## [Source code of charts]
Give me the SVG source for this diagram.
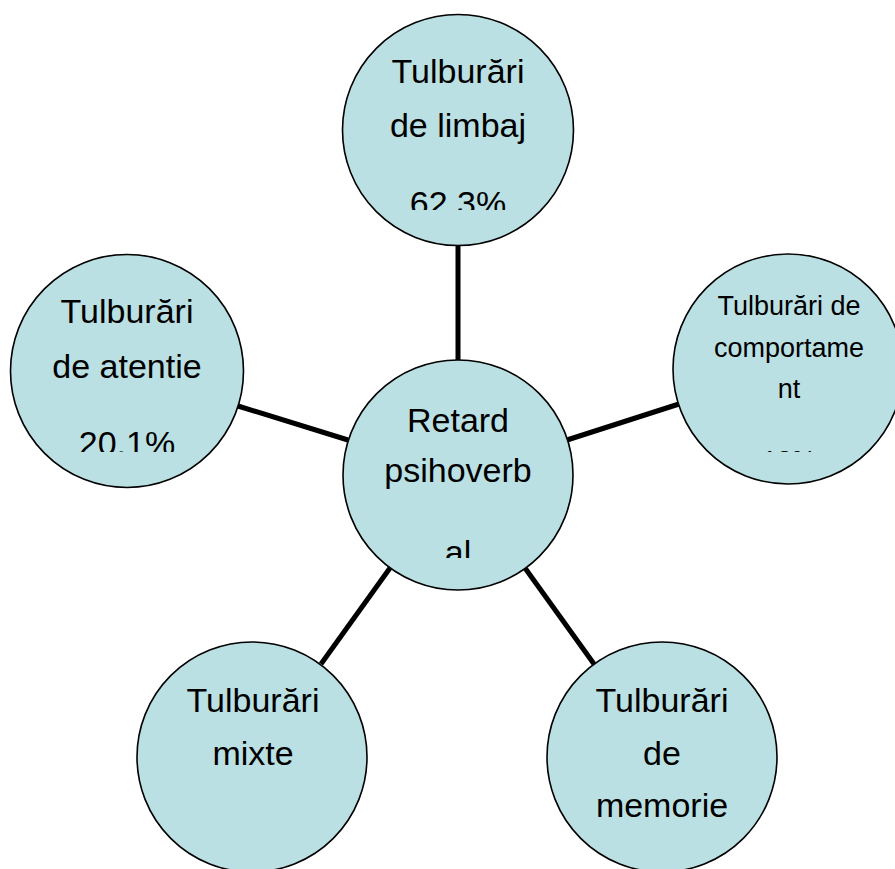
<svg xmlns="http://www.w3.org/2000/svg" width="895" height="869" viewBox="0 0 895 869">
  <style>
    .node { fill: #BAE0E3; stroke: #000; stroke-width: 1.6; }
    .edge { stroke: #000; stroke-width: 5; fill: none; }
    .lbl { font-family: "Liberation Sans", Arial, sans-serif; font-size: 34px; fill: #000; text-anchor: middle; }
    .sm { font-size: 27px; }
  </style>
  <defs>
    <clipPath id="clipTop"><rect x="0" y="0" width="895" height="210"/></clipPath>
    <clipPath id="clipLeft"><rect x="0" y="0" width="895" height="452"/></clipPath>
    <clipPath id="clipRight"><rect x="0" y="0" width="895" height="452"/></clipPath>
    <clipPath id="clipCenter"><rect x="0" y="0" width="895" height="558"/></clipPath>
  </defs>
  <rect width="895" height="869" fill="#fff"/>
  <g id="connectors">
    <line class="edge" x1="458" y1="245" x2="458" y2="361"/>
    <line class="edge" x1="238" y1="406" x2="348" y2="440"/>
    <line class="edge" x1="567" y1="440" x2="679" y2="404"/>
    <line class="edge" x1="390" y1="568" x2="321" y2="664"/>
    <line class="edge" x1="525" y1="568" x2="594" y2="664"/>
  </g>
  <g id="node-limbaj">
    <circle class="node" cx="458" cy="130" r="115.5"/>
    <text class="lbl" x="458" y="83">Tulburări</text>
    <text class="lbl" x="458" y="137">de limbaj</text>
    <text class="lbl" x="458" y="215" clip-path="url(#clipTop)">62.3%</text>
  </g>
  <g id="node-atentie">
    <circle class="node" cx="127" cy="371" r="116.5"/>
    <text class="lbl" x="127" y="323">Tulburări</text>
    <text class="lbl" x="127" y="378">de atentie</text>
    <text class="lbl" x="127" y="455" clip-path="url(#clipLeft)">20.1%</text>
  </g>
  <g id="node-comportament">
    <circle class="node" cx="788" cy="369" r="115"/>
    <text class="lbl sm" x="789" y="315">Tulburări de</text>
    <text class="lbl sm" x="789" y="357">comportame</text>
    <text class="lbl sm" x="789" y="398">nt</text>
    <text class="lbl sm" x="789" y="470" clip-path="url(#clipRight)">18%</text>
  </g>
  <g id="node-center">
    <circle class="node" cx="458" cy="475" r="115"/>
    <text class="lbl" x="458" y="432">Retard</text>
    <text class="lbl" x="458" y="482">psihoverb</text>
    <text class="lbl" x="458" y="564" clip-path="url(#clipCenter)">al</text>
  </g>
  <g id="node-mixte">
    <circle class="node" cx="252" cy="757" r="115"/>
    <text class="lbl" x="253" y="712">Tulburări</text>
    <text class="lbl" x="253" y="765">mixte</text>
  </g>
  <g id="node-memorie">
    <circle class="node" cx="662" cy="757" r="115"/>
    <text class="lbl" x="662" y="712">Tulburări</text>
    <text class="lbl" x="662" y="765">de</text>
    <text class="lbl" x="662" y="817">memorie</text>
  </g>
</svg>
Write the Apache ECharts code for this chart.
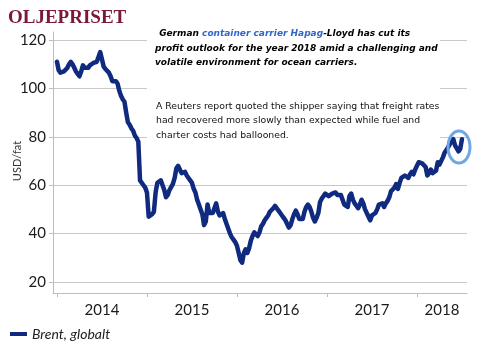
<!DOCTYPE html>
<html>
<head>
<meta charset="utf-8">
<script src="https://cdn.jsdelivr.net/npm/echarts@6/dist/echarts.min.js"></script>
<style>
html,body{margin:0;padding:0;background:#fff;}
#c{width:488px;height:358px;}
</style>
</head>
<body>
<div id="c"></div>
<script>
const years = [2014, 2015, 2016, 2017, 2018];
const brent2014 = [111,107.5,106.5,106,107,106.5,108.5,110,111,110,108.5,107,106,105,107,109.5,108.5,108,108.5,109.5,109,110.5,110,111,113,115,112,109,108,107.5,106.5,105,103,102.5,103,102,99,97,95.5,94.5,90,86,85,83.5,82.5,80.5,79.5,78,62,61.5,60,59];
const brent2015 = [57,47,47.5,48,49,57,61,61.5,62,60,58,55,56,58,57.5,60.5,63,67,68,66.5,65,65.5,65.5,64,63,62,61,58.5,57,54,52,50,48,43.5,45,52,48.5,48,48.5,49,52.5,49,47.5,48,48.5,46,44,42,40,38.5,37.5,36.5];
const brent2016 = [35,32,29,28,32,33.5,32,34,37,39,40.5,40,39,40.5,43,44,45.5,46.5,47.5,49,49.5,50.5,51.5,50.5,49.5,48.5,47.5,46.5,45.5,44,42.5,43.5,46,48,49.5,48,46,45.5,46,49,51,52,51,49,46.5,45,46.5,48.5,53,54.5,55.5,56.5];
const brent2017 = [56,55.5,55.5,56.5,56.5,57,56,56.5,56,55.5,52,51.5,51,55.5,56.5,54,52.5,51.5,50.5,52,54,52.5,50,48.5,47,45.5,47.5,48,48.5,50,52,51.5,52.5,51,52.5,53.5,55,57.5,57,59,60.5,58.5,61,63,62.5,64,63.5,63,64.5,65.5,64.5,66.5];
const brent2018 = [68,69.5,70,69,69.5,67.5,64,65,66.5,65,65.5,66,69.5,68.5,68,71.5,73.5,74.5,74.5,77,78,79,76.5,76.5,74,75,79];
const yearSeries = [brent2014, brent2015, brent2016, brent2017, brent2018];
const yTicks = [20, 40, 60, 80, 100, 120];
const seriesName = 'Brent, globalt';
const titleText = 'OLJEPRISET';
const yAxisName = 'USD/fat';
const note1 = [' German ', 'container carrier Hapag', '-Lloyd has cut its'];
const note2 = 'profit outlook for the year 2018 amid a challenging and';
const note3 = 'volatile environment for ocean carriers.';
const note4 = 'A Reuters report quoted the shipper saying that freight rates';
const note5 = 'had recovered more slowly than expected while fuel and';
const note6 = 'charter costs had ballooned.';
const highlightPoint = [2018.467, 75.8];

const xMin = 2013.956, xMax = 2018.556;
const data = [];
yearSeries.forEach((arr, i) => arr.forEach((v, w) => data.push([years[i] + w / 52, v])));
const labelPos = years.map((y, i) => (y + Math.min(y + 1, xMax)) / 2);

const FONT = 'Lato, "Noto Sans", sans-serif';
const GRID = '#c9c9c9';
const chart = echarts.init(document.getElementById('c'), null, {renderer: 'canvas'});
chart.setOption({
  animation: false,
  backgroundColor: '#fff',
  grid: [
    {left: 53, right: 21, top: 40, bottom: 76, containLabel: false, outerBoundsMode: 'none'},
    {left: 53, right: 21, top: 32, bottom: 65, containLabel: false, outerBoundsMode: 'none'}
  ],
  xAxis: [
    {type: 'value', gridIndex: 0, min: xMin, max: xMax, show: true,
     axisLine: {show: false}, axisTick: {show: false}, axisLabel: {show: false}, splitLine: {show: false}},
    {type: 'value', gridIndex: 1, min: xMin, max: xMax,
     axisLine: {show: true, lineStyle: {color: '#bdbdbd', width: 1}},
     axisTick: {show: true, customValues: years, length: 4, lineStyle: {color: '#bdbdbd'}},
     axisLabel: {show: true, customValues: labelPos, margin: 10, color: '#1a1a1a', fontSize: 15, fontFamily: FONT,
       formatter: v => String(Math.floor(v))},
     splitLine: {show: false}}
  ],
  yAxis: [
    {type: 'value', gridIndex: 0, min: yTicks[0], max: yTicks[yTicks.length - 1], interval: yTicks[1] - yTicks[0],
     name: yAxisName, nameLocation: 'middle', nameGap: 30, nameRotate: 90, nameMoveOverlap: false,
     nameTextStyle: {color: '#333', fontSize: 11, fontFamily: FONT},
     axisLine: {show: false},
     axisTick: {show: true, length: 4, lineStyle: {color: '#bdbdbd'}},
     axisLabel: {margin: 7, color: '#1a1a1a', fontSize: 15, fontFamily: FONT},
     splitLine: {show: true, lineStyle: {color: GRID, width: 1}}},
    {type: 'value', gridIndex: 1, min: 0, max: 1,
     axisLine: {show: true, lineStyle: {color: '#bdbdbd', width: 1}},
     axisTick: {show: false}, axisLabel: {show: false}, splitLine: {show: false}}
  ],
  legend: {
    data: [seriesName], left: 10, top: 327, padding: 0, icon: 'rect', itemWidth: 17, itemHeight: 4,
    textStyle: {fontSize: 14, fontStyle: 'italic', color: '#222', fontFamily: FONT}
  },
  series: [{
    name: seriesName, type: 'line', xAxisIndex: 0, yAxisIndex: 0, data: data,
    showSymbol: false, symbol: 'none', z: 3,
    color: '#0f2a7e',
    lineStyle: {color: '#0f2a7e', width: 4.5, join: 'round', cap: 'round'}
  }]
});

const p = chart.convertToPixel({gridIndex: 0}, highlightPoint);
const bold = '9px "DejaVu Sans"';
chart.setOption({
  graphic: [
    {type: 'text', id: 'title', left: 8, top: 9, z: 60,
     style: {text: titleText, font: 'bold 19px "Liberation Serif", "DejaVu Serif", serif', fill: '#7a1836'}},
    {type: 'rect', id: 'box', shape: {x: 147, y: 18, width: 293, height: 125}, style: {fill: '#fff'}, z: 50, silent: true},
    {type: 'text', id: 'n1', x: 156, y: 33.5, z: 51,
     style: {text: '{k|' + note1[0] + '}{b|' + note1[1] + '}{k|' + note1[2] + '}', verticalAlign: 'middle',
       rich: {k: {fontFamily: 'DejaVu Sans', fontSize: 9, fontWeight: 'bold', fontStyle: 'italic', fill: '#000'},
              b: {fontFamily: 'DejaVu Sans', fontSize: 9, fontWeight: 'bold', fontStyle: 'italic', fill: '#2f66c8'}}}},
    {type: 'text', id: 'n2', x: 155, y: 48.5, z: 51,
     style: {text: note2, verticalAlign: 'middle', font: 'italic bold ' + bold, fill: '#000'}},
    {type: 'text', id: 'n3', x: 155, y: 63, z: 51,
     style: {text: note3, verticalAlign: 'middle', font: 'italic bold ' + bold, fill: '#000'}},
    {type: 'text', id: 'n4', x: 156, y: 106.5, z: 51,
     style: {text: note4, verticalAlign: 'middle', font: '9.3px "DejaVu Sans"', fill: '#111'}},
    {type: 'text', id: 'n5', x: 156, y: 121, z: 51,
     style: {text: note5, verticalAlign: 'middle', font: '9.3px "DejaVu Sans"', fill: '#111'}},
    {type: 'text', id: 'n6', x: 156, y: 135.5, z: 51,
     style: {text: note6, verticalAlign: 'middle', font: '9.3px "DejaVu Sans"', fill: '#111'}},
    {type: 'ellipse', id: 'ring', shape: {cx: p[0], cy: p[1], rx: 11, ry: 16}, z: 55,
     style: {fill: 'none', stroke: '#72a7e6', lineWidth: 3}}
  ]
});
</script>
</body>
</html>
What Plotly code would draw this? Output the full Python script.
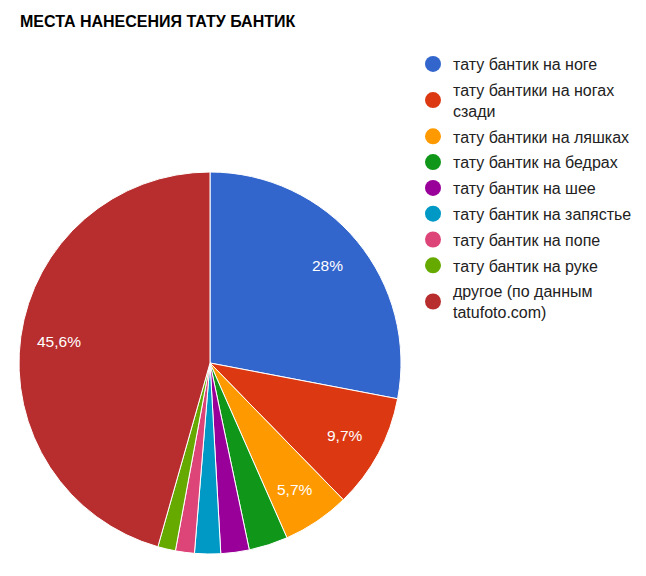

## [STATED PROBLEM]
Return, from the data, each line that has the word "script" in it.

## [TASK OUTPUT]
<script src="https://cdn.jsdelivr.net/npm/echarts@6/dist/echarts.min.js"></script>
<script>
</script>
What Plotly code would draw this? Output the full Python script.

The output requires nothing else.